### INSTRUCTIONS FOR THE TASK:
Give again, verbatim, the lines between the line that contains "Recreate this image" and the line that contains "const yTicks = [-2,0,2,4,6,8];", counting both ends. Pictures are excluded from the copy.

### MATERIAL FOR THIS TASK:
* Begin *
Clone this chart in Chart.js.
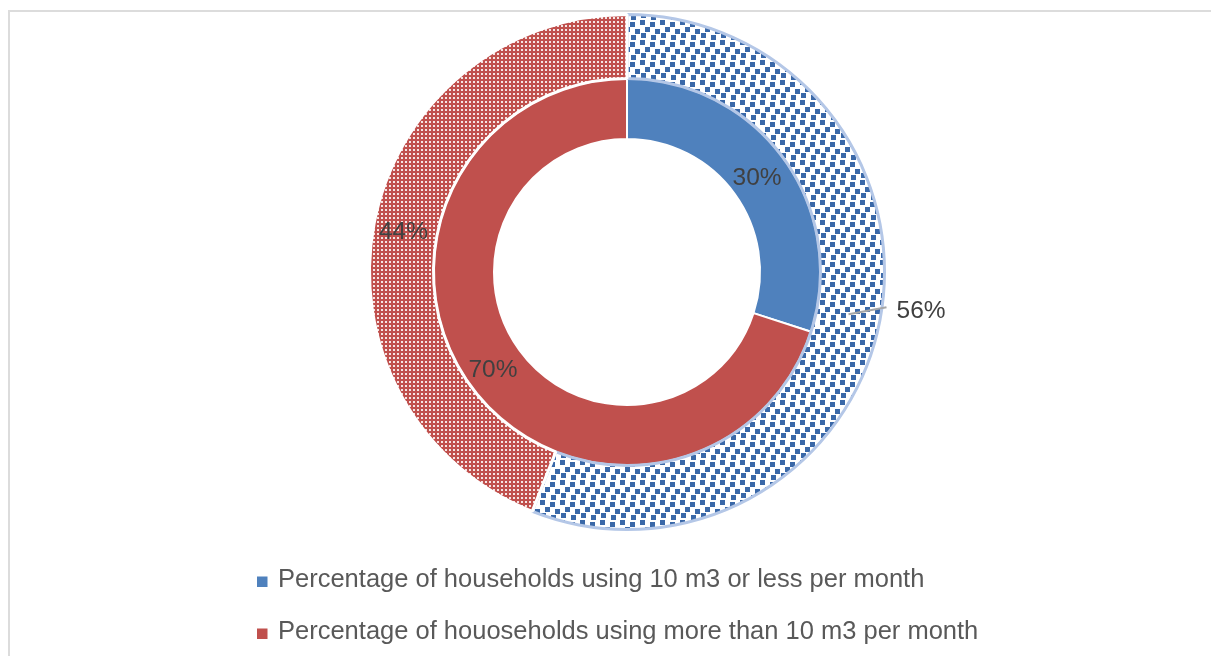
* End *
* Begin *
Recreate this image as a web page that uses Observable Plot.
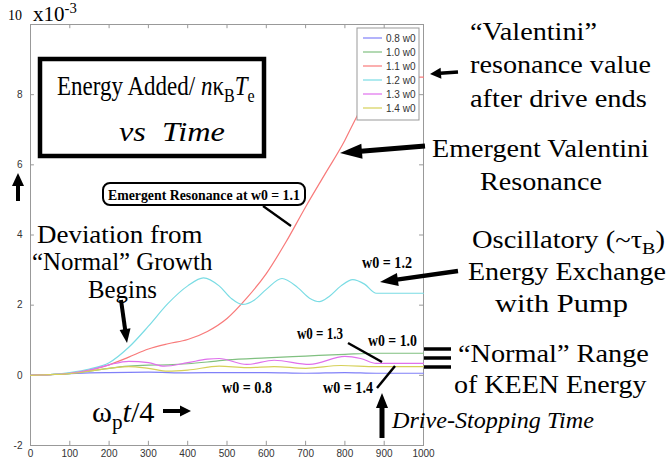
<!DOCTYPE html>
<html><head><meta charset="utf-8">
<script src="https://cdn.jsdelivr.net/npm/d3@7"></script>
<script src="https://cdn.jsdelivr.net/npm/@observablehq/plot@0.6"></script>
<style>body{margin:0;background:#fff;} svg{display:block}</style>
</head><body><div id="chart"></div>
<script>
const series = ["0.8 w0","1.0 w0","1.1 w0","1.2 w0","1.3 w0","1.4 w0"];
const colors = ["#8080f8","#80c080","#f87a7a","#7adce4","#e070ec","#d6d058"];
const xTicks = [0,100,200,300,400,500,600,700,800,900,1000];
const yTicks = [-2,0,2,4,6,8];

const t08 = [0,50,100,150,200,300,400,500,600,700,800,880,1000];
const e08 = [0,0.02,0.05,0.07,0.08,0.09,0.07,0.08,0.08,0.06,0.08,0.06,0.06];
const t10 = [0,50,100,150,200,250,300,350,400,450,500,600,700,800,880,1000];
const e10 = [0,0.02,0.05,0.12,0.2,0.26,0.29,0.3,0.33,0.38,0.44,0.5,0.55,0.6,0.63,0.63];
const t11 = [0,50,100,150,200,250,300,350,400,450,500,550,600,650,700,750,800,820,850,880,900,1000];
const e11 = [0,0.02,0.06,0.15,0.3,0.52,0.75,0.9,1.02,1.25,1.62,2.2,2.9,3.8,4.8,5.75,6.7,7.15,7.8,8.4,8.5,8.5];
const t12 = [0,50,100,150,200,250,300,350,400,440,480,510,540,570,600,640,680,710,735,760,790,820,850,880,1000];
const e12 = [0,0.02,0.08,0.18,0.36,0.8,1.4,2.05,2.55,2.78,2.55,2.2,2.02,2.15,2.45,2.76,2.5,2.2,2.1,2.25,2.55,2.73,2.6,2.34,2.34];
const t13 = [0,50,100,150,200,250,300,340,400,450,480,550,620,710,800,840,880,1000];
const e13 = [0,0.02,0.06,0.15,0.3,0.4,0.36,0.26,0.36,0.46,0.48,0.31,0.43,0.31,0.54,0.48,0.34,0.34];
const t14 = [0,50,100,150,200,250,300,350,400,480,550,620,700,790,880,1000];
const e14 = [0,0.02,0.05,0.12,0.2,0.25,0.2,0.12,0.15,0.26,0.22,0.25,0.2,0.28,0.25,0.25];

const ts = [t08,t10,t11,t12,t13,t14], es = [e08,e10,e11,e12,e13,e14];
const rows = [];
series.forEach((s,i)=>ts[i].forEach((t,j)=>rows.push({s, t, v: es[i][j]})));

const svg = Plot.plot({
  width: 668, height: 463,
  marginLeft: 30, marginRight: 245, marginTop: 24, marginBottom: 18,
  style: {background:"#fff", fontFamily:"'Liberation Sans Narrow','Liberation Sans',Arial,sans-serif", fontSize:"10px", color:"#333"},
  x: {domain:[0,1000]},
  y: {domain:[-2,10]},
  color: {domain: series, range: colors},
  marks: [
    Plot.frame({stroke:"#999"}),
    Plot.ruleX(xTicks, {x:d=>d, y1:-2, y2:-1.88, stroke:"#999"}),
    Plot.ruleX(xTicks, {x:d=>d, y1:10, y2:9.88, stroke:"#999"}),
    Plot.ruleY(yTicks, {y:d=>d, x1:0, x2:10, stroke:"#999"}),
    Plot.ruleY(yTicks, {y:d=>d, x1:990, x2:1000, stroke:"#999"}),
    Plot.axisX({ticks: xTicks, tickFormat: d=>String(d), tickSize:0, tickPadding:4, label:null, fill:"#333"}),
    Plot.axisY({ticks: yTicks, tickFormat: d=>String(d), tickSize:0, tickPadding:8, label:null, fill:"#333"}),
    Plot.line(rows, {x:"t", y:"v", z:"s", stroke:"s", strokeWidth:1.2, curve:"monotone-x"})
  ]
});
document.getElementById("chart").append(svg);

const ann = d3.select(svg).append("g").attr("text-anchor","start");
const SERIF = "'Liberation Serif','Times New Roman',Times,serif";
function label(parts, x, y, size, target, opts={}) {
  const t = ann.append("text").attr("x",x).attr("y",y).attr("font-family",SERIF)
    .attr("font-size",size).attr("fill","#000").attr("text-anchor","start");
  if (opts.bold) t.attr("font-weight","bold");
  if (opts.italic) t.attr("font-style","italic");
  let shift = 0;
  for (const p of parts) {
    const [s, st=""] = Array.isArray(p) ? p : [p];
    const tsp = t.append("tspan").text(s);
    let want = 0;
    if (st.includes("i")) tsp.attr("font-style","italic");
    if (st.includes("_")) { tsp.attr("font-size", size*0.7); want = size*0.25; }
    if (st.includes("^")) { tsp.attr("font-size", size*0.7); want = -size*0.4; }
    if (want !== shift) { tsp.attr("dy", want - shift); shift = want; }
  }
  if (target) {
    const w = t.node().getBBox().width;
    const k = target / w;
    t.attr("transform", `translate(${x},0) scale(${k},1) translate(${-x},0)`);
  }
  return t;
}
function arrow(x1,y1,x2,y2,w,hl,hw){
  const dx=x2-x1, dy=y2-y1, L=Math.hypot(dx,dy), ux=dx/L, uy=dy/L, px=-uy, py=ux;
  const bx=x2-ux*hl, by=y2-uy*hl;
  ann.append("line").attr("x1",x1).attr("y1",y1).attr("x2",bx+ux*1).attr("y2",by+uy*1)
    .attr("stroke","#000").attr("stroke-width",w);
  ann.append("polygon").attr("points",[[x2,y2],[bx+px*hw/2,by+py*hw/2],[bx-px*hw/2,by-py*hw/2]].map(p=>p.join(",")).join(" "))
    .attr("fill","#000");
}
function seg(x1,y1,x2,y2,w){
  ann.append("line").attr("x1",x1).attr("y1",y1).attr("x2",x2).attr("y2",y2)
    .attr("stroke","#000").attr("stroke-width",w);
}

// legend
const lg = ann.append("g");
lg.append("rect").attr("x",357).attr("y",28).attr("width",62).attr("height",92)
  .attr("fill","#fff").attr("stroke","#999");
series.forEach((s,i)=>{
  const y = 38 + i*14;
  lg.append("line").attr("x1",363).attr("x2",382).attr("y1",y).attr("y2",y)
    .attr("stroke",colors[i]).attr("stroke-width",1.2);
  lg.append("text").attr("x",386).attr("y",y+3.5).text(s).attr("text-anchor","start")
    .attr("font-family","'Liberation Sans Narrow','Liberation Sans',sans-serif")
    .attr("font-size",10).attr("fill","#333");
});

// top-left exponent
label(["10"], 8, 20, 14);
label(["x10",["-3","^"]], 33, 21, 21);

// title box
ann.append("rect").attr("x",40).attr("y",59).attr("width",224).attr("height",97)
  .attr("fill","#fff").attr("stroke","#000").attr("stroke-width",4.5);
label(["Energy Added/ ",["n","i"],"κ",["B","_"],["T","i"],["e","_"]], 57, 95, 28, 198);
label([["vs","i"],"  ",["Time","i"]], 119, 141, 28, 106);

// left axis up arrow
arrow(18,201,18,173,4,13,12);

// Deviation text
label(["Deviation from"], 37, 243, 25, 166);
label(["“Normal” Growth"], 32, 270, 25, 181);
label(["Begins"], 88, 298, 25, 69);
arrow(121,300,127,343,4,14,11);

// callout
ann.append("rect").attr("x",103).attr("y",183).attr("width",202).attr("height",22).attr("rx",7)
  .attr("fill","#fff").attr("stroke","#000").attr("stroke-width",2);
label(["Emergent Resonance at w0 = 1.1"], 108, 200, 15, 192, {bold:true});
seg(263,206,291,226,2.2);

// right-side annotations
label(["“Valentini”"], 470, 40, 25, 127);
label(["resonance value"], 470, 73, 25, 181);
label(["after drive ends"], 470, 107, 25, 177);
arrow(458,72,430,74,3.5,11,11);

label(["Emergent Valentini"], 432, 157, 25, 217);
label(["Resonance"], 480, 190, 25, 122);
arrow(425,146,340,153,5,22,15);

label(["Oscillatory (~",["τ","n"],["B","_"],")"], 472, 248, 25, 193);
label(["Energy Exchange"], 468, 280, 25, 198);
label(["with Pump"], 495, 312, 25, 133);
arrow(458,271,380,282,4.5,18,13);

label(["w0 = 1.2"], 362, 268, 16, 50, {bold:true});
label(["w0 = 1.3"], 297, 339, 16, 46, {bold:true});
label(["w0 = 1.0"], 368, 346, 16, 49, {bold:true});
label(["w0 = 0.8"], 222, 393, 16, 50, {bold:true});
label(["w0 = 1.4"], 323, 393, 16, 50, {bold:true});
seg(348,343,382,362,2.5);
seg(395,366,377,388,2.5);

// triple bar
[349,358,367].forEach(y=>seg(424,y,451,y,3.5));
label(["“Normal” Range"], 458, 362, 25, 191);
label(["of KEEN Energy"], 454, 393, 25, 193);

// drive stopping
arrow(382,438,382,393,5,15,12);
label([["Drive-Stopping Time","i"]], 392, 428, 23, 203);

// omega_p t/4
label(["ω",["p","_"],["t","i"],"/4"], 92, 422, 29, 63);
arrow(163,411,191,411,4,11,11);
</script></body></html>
* End *
### REPLY TO THE EXERCISE:
Recreate this image as a web page that uses Observable Plot.
<!DOCTYPE html>
<html><head><meta charset="utf-8">
<script src="https://cdn.jsdelivr.net/npm/d3@7"></script>
<script src="https://cdn.jsdelivr.net/npm/@observablehq/plot@0.6"></script>
<style>body{margin:0;background:#fff;} svg{display:block}</style>
</head><body><div id="chart"></div>
<script>
const series = ["0.8 w0","1.0 w0","1.1 w0","1.2 w0","1.3 w0","1.4 w0"];
const colors = ["#8080f8","#80c080","#f87a7a","#7adce4","#e070ec","#d6d058"];
const xTicks = [0,100,200,300,400,500,600,700,800,900,1000];
const yTicks = [-2,0,2,4,6,8];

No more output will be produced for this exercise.